Zu den bekanntesten zählen ein gewaltiger orangefarbener Talvorhang in einer Rocky Mountains-Schlucht („Valley Curtain“ 1972), in Paris 1985 die Verhüllung der Brücke Pont Neuf, farbige Stoffschirme in einer Wüste Kaliforniens und zeitgleich in der japanischen Präfektur Ibaraki („The Umbrellas“ 1991), tausende orangefarbener Tore im New Yorker Central Park („The Gates“ 2005) und die 16-tägigen „Floating Piers“ in Norditalien 2016 (mehr).
Deutschland und insbesondere dem Rheinland stand das Künstlerpaar stets nahe. Erste Ausstellungen gab es Anfang der Sechzigerjahre. Christo arbeitete damals zeitweise in Düsseldorf im Umfeld der ZERO-Gruppe (mehr).
Berühmt wurde das kreative Ehepaar hierzulande vor allem mit der legendären Reichstagsverhüllung („Wrapped Reichstag“ 1995). Vier Jahre später installierten sie in Oberhausen das Ölfässer-Projekt „The Wall“. Ebenfalls in Oberhausen im historischen Gasometer schuf Christo 2013 die 94 Meter hohe Skulptur „Big Air Package“. Das Brühler Max Ernst Museum zeigte 2010 eine große Ausstellung über die Kunst von Jeanne-Claude und Christo (mehr).

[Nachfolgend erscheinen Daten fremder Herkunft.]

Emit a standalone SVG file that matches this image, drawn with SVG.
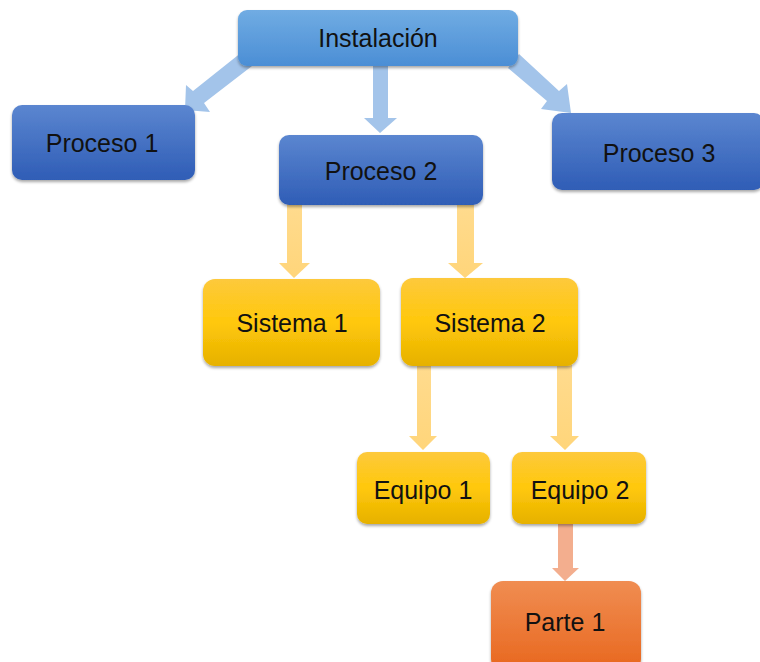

Wie anlässlich des Todes von Christo mitgeteilt wurde, soll das nächste Projekt, die Verhüllung des Pariser Arc de Triomphe im Herbst 2021, weiter vorangetrieben werden (mehr). Dies entspräche dem Wunsch des Verstorbenen, für den immer festgestanden habe, dass die Kunst von ihm und seiner Frau nach beider Tod fortgesetzt werden solle.